**WRITTEN REQUEST**
Copy out all of the material exactly.

**DATA EXCERPT**

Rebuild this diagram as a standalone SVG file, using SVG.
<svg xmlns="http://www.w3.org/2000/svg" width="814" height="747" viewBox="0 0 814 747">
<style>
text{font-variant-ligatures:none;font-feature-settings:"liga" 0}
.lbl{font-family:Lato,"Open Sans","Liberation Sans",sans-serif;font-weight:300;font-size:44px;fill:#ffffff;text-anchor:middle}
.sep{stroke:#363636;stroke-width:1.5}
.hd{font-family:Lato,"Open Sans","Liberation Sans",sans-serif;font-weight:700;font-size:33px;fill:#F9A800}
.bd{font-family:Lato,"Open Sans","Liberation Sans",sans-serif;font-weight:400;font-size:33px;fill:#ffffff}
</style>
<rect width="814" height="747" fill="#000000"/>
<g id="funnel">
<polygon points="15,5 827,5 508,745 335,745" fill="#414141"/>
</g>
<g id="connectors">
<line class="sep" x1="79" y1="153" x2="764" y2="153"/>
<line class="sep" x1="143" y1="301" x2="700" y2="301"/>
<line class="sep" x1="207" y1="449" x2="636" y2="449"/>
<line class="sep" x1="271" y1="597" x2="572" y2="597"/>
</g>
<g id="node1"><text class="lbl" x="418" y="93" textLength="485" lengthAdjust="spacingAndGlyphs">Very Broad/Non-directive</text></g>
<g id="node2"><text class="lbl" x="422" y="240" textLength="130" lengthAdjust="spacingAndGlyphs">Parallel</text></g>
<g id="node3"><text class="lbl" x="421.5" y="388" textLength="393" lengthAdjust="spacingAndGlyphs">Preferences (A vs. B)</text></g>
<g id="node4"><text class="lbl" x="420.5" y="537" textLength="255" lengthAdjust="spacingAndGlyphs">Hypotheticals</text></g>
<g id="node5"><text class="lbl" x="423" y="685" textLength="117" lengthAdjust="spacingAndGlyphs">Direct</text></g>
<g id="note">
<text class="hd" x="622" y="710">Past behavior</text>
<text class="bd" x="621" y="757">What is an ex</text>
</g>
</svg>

**CORRECT RESPONSE**
Rebuild this diagram as a standalone SVG file, using SVG.
<svg xmlns="http://www.w3.org/2000/svg" width="814" height="747" viewBox="0 0 814 747">
<style>
text{font-variant-ligatures:none;font-feature-settings:"liga" 0}
.lbl{font-family:Lato,"Open Sans","Liberation Sans",sans-serif;font-weight:300;font-size:44px;fill:#ffffff;text-anchor:middle}
.sep{stroke:#363636;stroke-width:1.5}
.hd{font-family:Lato,"Open Sans","Liberation Sans",sans-serif;font-weight:700;font-size:33px;fill:#F9A800}
.bd{font-family:Lato,"Open Sans","Liberation Sans",sans-serif;font-weight:400;font-size:33px;fill:#ffffff}
</style>
<rect width="814" height="747" fill="#000000"/>
<g id="funnel">
<polygon points="15,5 827,5 508,745 335,745" fill="#414141"/>
</g>
<g id="connectors">
<line class="sep" x1="79" y1="153" x2="764" y2="153"/>
<line class="sep" x1="143" y1="301" x2="700" y2="301"/>
<line class="sep" x1="207" y1="449" x2="636" y2="449"/>
<line class="sep" x1="271" y1="597" x2="572" y2="597"/>
</g>
<g id="node1"><text class="lbl" x="418" y="93" textLength="485" lengthAdjust="spacingAndGlyphs">Very Broad/Non-directive</text></g>
<g id="node2"><text class="lbl" x="422" y="240" textLength="130" lengthAdjust="spacingAndGlyphs">Parallel</text></g>
<g id="node3"><text class="lbl" x="421.5" y="388" textLength="393" lengthAdjust="spacingAndGlyphs">Preferences (A vs. B)</text></g>
<g id="node4"><text class="lbl" x="420.5" y="537" textLength="255" lengthAdjust="spacingAndGlyphs">Hypotheticals</text></g>
<g id="node5"><text class="lbl" x="423" y="685" textLength="117" lengthAdjust="spacingAndGlyphs">Direct</text></g>
<g id="note">
<text class="hd" x="622" y="710">Past behavior</text>
<text class="bd" x="621" y="757">What is an ex</text>
</g>
</svg>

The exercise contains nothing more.